» Supplied entries
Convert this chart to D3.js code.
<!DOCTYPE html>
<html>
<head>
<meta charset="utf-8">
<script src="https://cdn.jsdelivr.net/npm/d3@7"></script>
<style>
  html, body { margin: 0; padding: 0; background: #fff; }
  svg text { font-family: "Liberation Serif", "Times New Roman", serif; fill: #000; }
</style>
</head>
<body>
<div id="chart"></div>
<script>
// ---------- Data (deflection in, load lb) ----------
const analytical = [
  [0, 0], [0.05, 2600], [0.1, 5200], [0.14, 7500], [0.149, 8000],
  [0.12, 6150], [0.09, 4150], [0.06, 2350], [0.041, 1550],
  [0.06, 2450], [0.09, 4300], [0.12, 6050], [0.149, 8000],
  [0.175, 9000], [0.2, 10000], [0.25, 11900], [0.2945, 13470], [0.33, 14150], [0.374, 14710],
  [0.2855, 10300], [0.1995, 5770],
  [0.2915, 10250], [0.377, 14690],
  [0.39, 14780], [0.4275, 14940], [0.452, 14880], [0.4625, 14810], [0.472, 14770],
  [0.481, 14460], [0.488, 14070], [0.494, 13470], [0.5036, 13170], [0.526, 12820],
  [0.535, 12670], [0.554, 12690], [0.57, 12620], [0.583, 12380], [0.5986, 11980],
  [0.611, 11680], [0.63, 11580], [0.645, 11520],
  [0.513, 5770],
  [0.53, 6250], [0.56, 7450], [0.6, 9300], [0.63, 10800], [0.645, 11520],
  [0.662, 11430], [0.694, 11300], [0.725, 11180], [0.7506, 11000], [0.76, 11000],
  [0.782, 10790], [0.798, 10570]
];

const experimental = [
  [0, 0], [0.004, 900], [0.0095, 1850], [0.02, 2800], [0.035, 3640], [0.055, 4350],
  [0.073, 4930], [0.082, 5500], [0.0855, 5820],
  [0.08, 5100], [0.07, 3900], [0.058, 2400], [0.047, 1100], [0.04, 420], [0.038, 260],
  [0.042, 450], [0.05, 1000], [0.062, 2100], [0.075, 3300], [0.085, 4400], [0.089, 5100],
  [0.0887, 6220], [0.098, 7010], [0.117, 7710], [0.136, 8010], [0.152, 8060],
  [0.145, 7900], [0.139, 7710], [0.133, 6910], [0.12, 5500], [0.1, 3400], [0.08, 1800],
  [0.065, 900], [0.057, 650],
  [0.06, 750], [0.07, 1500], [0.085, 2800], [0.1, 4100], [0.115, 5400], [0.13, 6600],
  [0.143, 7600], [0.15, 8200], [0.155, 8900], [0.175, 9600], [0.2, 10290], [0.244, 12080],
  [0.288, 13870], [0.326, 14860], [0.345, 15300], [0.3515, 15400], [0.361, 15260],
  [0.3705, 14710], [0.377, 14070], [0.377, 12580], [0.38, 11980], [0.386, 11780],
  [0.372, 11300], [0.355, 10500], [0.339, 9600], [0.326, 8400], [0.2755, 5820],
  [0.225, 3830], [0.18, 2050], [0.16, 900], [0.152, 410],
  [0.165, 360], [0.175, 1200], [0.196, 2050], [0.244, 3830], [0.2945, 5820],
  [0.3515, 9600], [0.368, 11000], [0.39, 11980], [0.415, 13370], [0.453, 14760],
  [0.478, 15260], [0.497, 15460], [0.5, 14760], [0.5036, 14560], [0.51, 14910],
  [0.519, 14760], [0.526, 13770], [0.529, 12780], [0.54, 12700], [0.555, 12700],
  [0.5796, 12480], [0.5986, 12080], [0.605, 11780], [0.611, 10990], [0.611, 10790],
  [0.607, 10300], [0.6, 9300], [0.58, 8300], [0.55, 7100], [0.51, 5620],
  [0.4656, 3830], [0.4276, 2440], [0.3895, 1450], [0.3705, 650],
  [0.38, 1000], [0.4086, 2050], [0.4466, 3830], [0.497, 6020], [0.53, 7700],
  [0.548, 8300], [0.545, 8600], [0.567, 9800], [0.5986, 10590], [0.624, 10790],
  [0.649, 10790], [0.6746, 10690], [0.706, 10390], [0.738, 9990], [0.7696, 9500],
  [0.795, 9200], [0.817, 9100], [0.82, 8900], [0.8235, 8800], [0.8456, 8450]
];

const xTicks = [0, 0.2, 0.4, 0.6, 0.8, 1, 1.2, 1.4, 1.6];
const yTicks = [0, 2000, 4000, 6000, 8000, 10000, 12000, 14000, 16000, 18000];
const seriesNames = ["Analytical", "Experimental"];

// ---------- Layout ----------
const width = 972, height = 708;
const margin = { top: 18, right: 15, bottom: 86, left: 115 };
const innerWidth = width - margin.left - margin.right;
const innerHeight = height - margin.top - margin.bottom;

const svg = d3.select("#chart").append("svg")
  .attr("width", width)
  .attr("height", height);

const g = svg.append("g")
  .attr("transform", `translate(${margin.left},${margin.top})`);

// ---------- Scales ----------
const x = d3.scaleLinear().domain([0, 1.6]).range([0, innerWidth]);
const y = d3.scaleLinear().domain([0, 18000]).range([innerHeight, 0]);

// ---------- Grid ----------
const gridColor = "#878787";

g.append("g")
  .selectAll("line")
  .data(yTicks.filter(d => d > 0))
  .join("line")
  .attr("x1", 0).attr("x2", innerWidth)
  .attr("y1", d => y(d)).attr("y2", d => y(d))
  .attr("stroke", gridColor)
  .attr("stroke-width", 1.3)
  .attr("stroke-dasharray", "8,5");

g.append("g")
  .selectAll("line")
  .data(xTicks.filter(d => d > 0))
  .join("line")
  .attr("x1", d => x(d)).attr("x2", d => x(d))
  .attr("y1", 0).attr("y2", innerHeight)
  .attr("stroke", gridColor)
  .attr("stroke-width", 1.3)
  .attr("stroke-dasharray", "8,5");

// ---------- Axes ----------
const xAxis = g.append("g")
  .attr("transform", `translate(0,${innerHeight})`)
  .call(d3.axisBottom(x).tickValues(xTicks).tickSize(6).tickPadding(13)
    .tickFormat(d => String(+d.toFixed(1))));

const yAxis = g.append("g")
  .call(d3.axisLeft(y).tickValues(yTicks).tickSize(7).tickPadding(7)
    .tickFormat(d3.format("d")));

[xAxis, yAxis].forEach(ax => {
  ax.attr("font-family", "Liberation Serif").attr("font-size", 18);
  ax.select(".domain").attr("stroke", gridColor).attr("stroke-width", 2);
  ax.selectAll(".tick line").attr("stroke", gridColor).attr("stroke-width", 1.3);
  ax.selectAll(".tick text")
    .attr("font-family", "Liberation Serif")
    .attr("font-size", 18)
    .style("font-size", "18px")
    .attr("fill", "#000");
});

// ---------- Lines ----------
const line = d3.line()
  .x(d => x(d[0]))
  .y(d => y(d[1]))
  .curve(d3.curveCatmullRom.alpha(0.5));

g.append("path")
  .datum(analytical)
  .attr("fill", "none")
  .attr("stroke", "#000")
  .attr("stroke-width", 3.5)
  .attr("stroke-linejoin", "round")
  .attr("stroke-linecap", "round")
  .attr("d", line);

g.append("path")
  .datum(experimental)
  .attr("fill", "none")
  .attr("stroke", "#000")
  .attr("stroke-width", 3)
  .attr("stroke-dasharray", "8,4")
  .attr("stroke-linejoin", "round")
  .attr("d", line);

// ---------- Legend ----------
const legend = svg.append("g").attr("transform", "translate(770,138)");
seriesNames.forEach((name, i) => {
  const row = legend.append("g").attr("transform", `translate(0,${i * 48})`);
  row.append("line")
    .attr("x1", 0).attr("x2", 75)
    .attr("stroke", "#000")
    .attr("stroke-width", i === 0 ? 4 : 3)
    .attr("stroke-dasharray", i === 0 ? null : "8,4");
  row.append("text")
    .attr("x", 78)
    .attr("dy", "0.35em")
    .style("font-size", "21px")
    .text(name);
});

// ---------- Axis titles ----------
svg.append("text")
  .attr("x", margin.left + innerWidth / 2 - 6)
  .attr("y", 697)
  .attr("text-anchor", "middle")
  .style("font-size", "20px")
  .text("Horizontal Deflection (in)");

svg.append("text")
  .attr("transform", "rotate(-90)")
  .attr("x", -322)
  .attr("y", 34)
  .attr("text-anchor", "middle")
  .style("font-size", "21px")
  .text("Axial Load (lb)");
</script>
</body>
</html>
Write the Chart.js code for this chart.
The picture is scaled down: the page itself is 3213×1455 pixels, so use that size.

» Directions
Exact repetition is required for the lines from the one that contains "Write the Chart.js code for this chart." through the final line; leave out everything else.

» Solution
Write the Chart.js code for this chart.
The picture is scaled down: the page itself is 3213×1455 pixels, so use that size.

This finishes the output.